SOURCE DATA:
┄┄┄┄┄┄┄┄┄┄┄┄┄┄┄┄┄┄┄┄
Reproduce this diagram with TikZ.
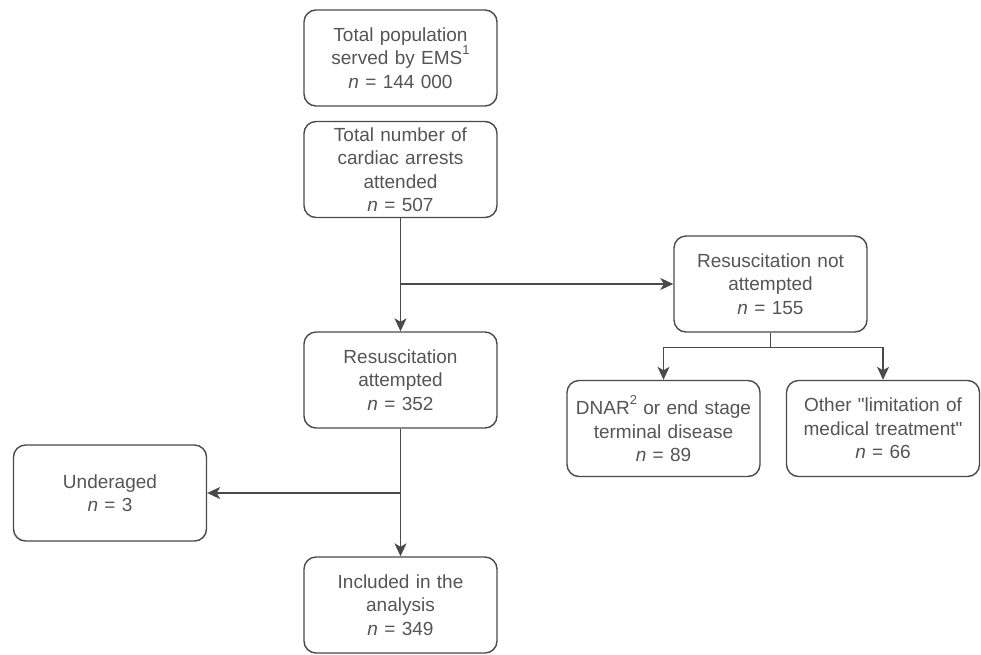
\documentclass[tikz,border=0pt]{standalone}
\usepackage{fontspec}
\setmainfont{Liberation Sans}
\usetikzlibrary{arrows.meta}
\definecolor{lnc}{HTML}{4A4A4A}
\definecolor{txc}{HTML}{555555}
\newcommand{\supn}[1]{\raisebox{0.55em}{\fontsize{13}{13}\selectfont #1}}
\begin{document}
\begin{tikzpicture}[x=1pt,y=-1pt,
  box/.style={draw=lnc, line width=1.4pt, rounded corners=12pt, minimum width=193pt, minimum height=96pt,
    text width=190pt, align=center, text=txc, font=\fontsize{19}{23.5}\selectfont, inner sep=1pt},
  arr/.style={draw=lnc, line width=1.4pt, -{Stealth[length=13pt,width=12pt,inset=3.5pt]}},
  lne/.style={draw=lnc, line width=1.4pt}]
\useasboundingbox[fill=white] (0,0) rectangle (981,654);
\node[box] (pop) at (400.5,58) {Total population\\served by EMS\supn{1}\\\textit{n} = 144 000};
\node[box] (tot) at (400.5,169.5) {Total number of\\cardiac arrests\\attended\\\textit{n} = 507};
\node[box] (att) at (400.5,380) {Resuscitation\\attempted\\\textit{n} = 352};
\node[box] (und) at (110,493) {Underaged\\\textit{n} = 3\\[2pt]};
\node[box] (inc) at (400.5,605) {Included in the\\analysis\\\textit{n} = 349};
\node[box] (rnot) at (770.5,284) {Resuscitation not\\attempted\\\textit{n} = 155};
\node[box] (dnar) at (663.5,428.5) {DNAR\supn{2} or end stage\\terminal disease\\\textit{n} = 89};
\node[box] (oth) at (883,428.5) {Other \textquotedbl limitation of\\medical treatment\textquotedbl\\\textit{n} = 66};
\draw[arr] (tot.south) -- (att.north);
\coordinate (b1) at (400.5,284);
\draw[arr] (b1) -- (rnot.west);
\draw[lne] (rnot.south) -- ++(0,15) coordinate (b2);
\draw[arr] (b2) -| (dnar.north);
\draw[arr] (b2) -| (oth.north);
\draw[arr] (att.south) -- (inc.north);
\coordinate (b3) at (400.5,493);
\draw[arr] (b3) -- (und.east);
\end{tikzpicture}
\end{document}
┄┄┄┄┄┄┄┄┄┄┄┄┄┄┄┄┄┄┄┄
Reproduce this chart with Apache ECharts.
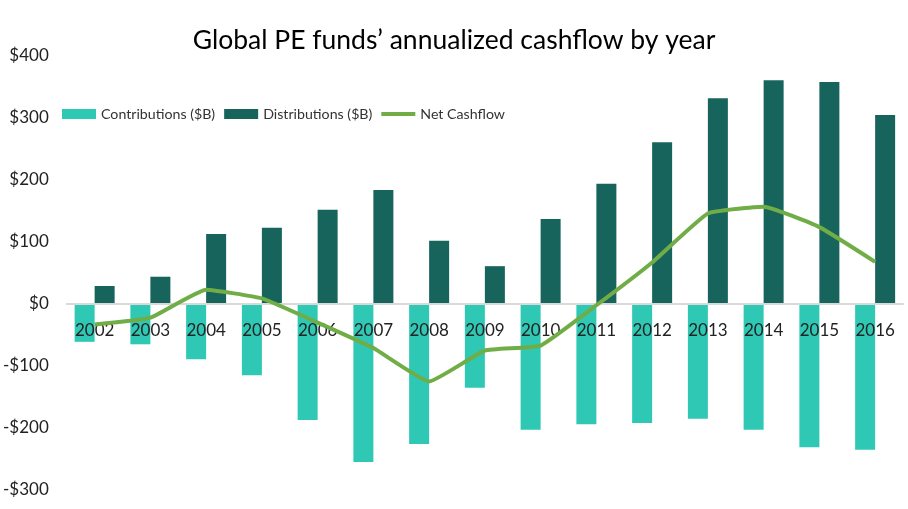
┄┄┄┄┄┄┄┄┄┄┄┄┄┄┄┄┄┄┄┄
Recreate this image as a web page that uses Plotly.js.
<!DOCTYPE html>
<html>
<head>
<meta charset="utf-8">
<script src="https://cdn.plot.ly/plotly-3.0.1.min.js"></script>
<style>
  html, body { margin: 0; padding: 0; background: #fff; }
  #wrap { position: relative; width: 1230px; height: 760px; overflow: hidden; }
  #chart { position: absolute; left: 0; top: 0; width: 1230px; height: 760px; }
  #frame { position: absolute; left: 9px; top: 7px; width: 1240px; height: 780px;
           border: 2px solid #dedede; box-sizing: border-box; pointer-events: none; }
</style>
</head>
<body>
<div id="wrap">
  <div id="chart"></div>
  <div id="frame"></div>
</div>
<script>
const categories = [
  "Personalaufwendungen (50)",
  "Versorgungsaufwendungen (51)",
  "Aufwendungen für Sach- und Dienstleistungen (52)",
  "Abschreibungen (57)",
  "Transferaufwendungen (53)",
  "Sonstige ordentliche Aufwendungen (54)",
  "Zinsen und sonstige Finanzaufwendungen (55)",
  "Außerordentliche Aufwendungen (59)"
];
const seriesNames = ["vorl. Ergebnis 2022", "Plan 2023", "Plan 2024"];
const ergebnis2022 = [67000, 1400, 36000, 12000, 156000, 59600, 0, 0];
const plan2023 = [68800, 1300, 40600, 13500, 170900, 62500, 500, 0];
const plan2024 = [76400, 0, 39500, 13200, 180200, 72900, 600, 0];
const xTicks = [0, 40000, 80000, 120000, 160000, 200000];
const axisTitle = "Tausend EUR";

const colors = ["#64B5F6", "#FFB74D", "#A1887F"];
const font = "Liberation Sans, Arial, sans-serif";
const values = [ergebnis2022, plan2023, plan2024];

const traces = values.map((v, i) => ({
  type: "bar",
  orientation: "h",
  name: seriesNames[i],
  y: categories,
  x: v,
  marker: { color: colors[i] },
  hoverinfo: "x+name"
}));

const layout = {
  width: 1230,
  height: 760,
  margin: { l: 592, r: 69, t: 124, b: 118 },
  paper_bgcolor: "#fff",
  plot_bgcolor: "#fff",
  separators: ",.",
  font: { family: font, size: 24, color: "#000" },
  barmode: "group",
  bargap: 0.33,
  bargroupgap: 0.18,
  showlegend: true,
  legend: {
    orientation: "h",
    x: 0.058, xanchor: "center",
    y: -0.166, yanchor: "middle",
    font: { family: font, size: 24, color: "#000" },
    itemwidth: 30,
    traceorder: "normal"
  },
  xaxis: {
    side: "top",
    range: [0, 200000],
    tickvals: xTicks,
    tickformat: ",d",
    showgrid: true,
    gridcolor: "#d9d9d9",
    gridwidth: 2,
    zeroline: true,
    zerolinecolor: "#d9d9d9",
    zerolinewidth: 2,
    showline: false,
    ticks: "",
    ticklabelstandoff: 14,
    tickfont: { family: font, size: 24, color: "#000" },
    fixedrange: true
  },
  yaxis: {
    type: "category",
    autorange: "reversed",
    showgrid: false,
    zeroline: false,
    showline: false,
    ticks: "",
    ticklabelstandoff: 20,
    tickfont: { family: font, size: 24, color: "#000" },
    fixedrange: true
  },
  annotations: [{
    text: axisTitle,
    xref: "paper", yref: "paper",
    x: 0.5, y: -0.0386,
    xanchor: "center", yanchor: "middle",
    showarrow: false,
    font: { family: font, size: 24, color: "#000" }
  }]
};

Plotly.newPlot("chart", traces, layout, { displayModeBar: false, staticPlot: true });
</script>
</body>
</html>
┄┄┄┄┄┄┄┄┄┄┄┄┄┄┄┄┄┄┄┄
TASK REQUIREMENTS: How many lines in these entries hold the string "this"? Answer with the number alone.

RESULT BELOW: 3